While coding it up, I thought the matches and groups seemed a little weird with the online regex tester, but it wasn't until I got it working in python that I noticed the issue with my groups heirarchy.

My only solutions appear to be to...

  1. Rewrite the regex to have 5 matched groups per match
  2. Write python code to flatten the data structure.
  3. Something else???

Number 1 above would be better out of the ideas. I don't want to "pollute" my code base with unneeded code

Code

Regex

^.*(?:<p.*>(.*)|<span>(.*)<\/span>|<a href=\"(.*linux(?:\.tar\.gz|.zip))\">(.*)</a>.*\((.*) bytes\))

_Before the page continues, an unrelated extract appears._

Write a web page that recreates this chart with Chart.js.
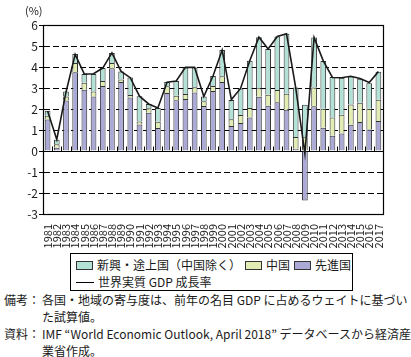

Playground https://regex101.com/r/MC8TOv/1/

Webscraped Site https://android-dot-devsite-v2-prod.appspot.com/studio/archive_25350a46834ddb86754aba2445ff1359aa7fd8cb296923255092494ac94ef531.frame

enter image description here

Python

While using BeautifulSoup

import re

...

regex = r"^.*(?:<p.*>(.*)|<span>(.*)<\/span>|<a href=\"(.*linux(?:.tar.gz|.zip))\">(?P<filename>.*)</a>.*\((.*) bytes\))"          
match = re.findall(regex, str(soup_html), re.M)

print(match)

Expectations

What I am getting This is some generic output I am getting.

 [
     ('A1', '', '', '', ''),
     ('', 'B1', '', '', ''),
     ('', '', 'C1', 'D1', 'E1'),
     ('A2', '', '', '', ''),
     ('', 'B2', '', '', ''),
     ('', '', 'C2', 'D2', 'E2'),
     ...
 ]

What I want

 [
     ('A1', 'B1', 'C1', 'D1', 'E1'),
     ('A2', 'B2', 'C2', 'D2', 'E2')
     ...
 ]

Again, is there are way to rewrite the regex to have 5 matched groups per match?

Christopher Rucinski
  • 4,737
  • 2
  • 27
  • 58

1 Answers1

0

If the five things have to appear in a sequence as your example suggests, combine them with .*? rather than |:

(regex1).*?(regex2).*?(regex3).*(regex4).*?(regex5)

instead of

(regex1)|(regex2)|(regex3).*(regex4).*?(regex5)

If, on the other hand, they don't necessarily have to appear in this order, then I don't quite see how you expect to shoehorn them into the rigid five-group structure.

Either way, there's also the possibility of post-processing the results after you've applied the regex.

NPE
  • 486,780
  • 108
  • 951
  • 1,012